## Exercise details
Retype the records below from their first line through the line holding "b2 = ax.bar(x", including both ends and no pictures.

## Data section
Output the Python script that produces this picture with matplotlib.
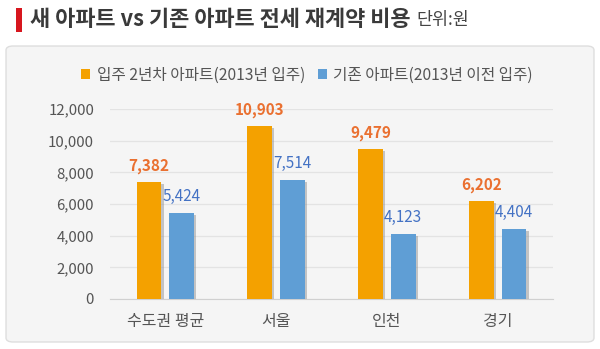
import matplotlib
matplotlib.use("Agg")
import matplotlib.pyplot as plt
import numpy as np
from matplotlib.patches import FancyBboxPatch, Rectangle
import matplotlib.patheffects as pe

plt.rcParams['font.family'] = ['Noto Sans CJK KR', 'DejaVu Sans']

categories = ["수도권 평균", "서울", "인천", "경기"]
new_apt = [7382, 10903, 9479, 6202]
old_apt = [5424, 7514, 4123, 4404]
series_names = ["입주 2년차 아파트(2013년 입주)", "기존 아파트(2013년 이전 입주)"]
yticks = [0, 2000, 4000, 6000, 8000, 10000, 12000]

c_orange = "#F4A100"
c_blue = "#5F9ED5"
c_lab_orange = "#EA7030"
c_lab_blue = "#4472C4"

fig = plt.figure(figsize=(6, 3.49), dpi=100)
fig.patch.set_facecolor("white")

# panel
panel = FancyBboxPatch((6/600, 1-342/349), 588/600, 296/349,
                       boxstyle="round,pad=0,rounding_size=0.012",
                       transform=fig.transFigure, facecolor="#F5F5F5",
                       edgecolor="#DEDEDE", linewidth=1.0, zorder=-10)
fig.patches.append(panel)

# title
fig.patches.append(Rectangle((16/600, 1-32/349), 6/600, 24/349,
                             transform=fig.transFigure, facecolor="#D7161E",
                             edgecolor="none", zorder=-5))
t = fig.text(30/600, 1-20/349, "새 아파트 vs 기존 아파트 전세 재계약 비용",
             fontsize=15.8, fontweight="bold", color="#3A3A3A", va="center", ha="left")
fig.canvas.draw()
bb = t.get_window_extent()
fig.text((bb.x1 + 6)/600, 1-20/349, "단위:원", fontsize=12.5, color="#444444",
         va="center", ha="left")

ax = fig.add_axes([110/600, 1-299/349, 443/600, 190/349])
ax.set_facecolor("none")
x = np.arange(len(categories))
w = 0.225
off = 0.148
shadow = [pe.SimplePatchShadow(offset=(1.5, -1.5), shadow_rgbFace="#888888", alpha=0.45), pe.Normal()]
b1 = ax.bar(x - off, new_apt, w, color=c_orange, zorder=3, path_effects=shadow, label=series_names[0])
b2 = ax.bar(x + off, old_apt, w, color=c_blue, zorder=3, path_effects=shadow, label=series_names[1])

for xi, v in zip(x, new_apt):
    ax.text(xi - off, v + 500, f"{v:,}", ha="center", va="bottom", fontsize=11,
            fontweight="bold", color=c_lab_orange)
for xi, v in zip(x, old_apt):
    ax.text(xi + off, v + 500, f"{v:,}", ha="center", va="bottom", fontsize=11,
            color=c_lab_blue)

ax.set_xlim(-0.5, len(categories) - 0.5)
ax.set_ylim(0, 12000)
ax.set_yticks(yticks)
ax.set_yticklabels([f"{v:,}" for v in yticks])
ax.set_xticks(x)
ax.set_xticklabels(categories)
ax.tick_params(axis="both", length=0, colors="#555555")
ax.tick_params(axis="y", pad=11.5, labelsize=10.8)
ax.tick_params(axis="x", pad=10, labelsize=11.5)
for s in ["top", "right", "left"]:
    ax.spines[s].set_visible(False)
ax.spines["bottom"].set_color("#D0D0D0")
ax.grid(axis="y", color="#E3E3E3", linewidth=0.9, zorder=0)
ax.set_axisbelow(True)

leg = fig.legend(handles=[b1, b2], labels=series_names, loc="center",
                 bbox_to_anchor=(307/600, 1-75/349), ncol=2, frameon=False,
                 fontsize=11.3, handlelength=0.6, handleheight=0.6,
                 handletextpad=0.4, columnspacing=0.8, labelcolor="#555555")
for h in leg.legend_handles:
    h.set_path_effects([])

fig.savefig("out.png", dpi=100, facecolor="white")
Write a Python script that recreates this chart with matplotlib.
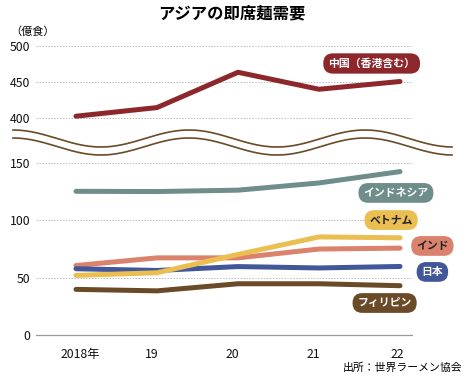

## Final result
Output the Python script that produces this picture with matplotlib.
import matplotlib
matplotlib.use("Agg")
import matplotlib.pyplot as plt
import numpy as np
from matplotlib.patches import FancyBboxPatch, Rectangle
import matplotlib.patheffects as pe

plt.rcParams['font.family'] = ['Noto Sans CJK KR', 'DejaVu Sans']

categories = ["수도권 평균", "서울", "인천", "경기"]
new_apt = [7382, 10903, 9479, 6202]
old_apt = [5424, 7514, 4123, 4404]
series_names = ["입주 2년차 아파트(2013년 입주)", "기존 아파트(2013년 이전 입주)"]
yticks = [0, 2000, 4000, 6000, 8000, 10000, 12000]

c_orange = "#F4A100"
c_blue = "#5F9ED5"
c_lab_orange = "#EA7030"
c_lab_blue = "#4472C4"

fig = plt.figure(figsize=(6, 3.49), dpi=100)
fig.patch.set_facecolor("white")

# panel
panel = FancyBboxPatch((6/600, 1-342/349), 588/600, 296/349,
                       boxstyle="round,pad=0,rounding_size=0.012",
                       transform=fig.transFigure, facecolor="#F5F5F5",
                       edgecolor="#DEDEDE", linewidth=1.0, zorder=-10)
fig.patches.append(panel)

# title
fig.patches.append(Rectangle((16/600, 1-32/349), 6/600, 24/349,
                             transform=fig.transFigure, facecolor="#D7161E",
                             edgecolor="none", zorder=-5))
t = fig.text(30/600, 1-20/349, "새 아파트 vs 기존 아파트 전세 재계약 비용",
             fontsize=15.8, fontweight="bold", color="#3A3A3A", va="center", ha="left")
fig.canvas.draw()
bb = t.get_window_extent()
fig.text((bb.x1 + 6)/600, 1-20/349, "단위:원", fontsize=12.5, color="#444444",
         va="center", ha="left")

ax = fig.add_axes([110/600, 1-299/349, 443/600, 190/349])
ax.set_facecolor("none")
x = np.arange(len(categories))
w = 0.225
off = 0.148
shadow = [pe.SimplePatchShadow(offset=(1.5, -1.5), shadow_rgbFace="#888888", alpha=0.45), pe.Normal()]
b1 = ax.bar(x - off, new_apt, w, color=c_orange, zorder=3, path_effects=shadow, label=series_names[0])
b2 = ax.bar(x + off, old_apt, w, color=c_blue, zorder=3, path_effects=shadow, label=series_names[1])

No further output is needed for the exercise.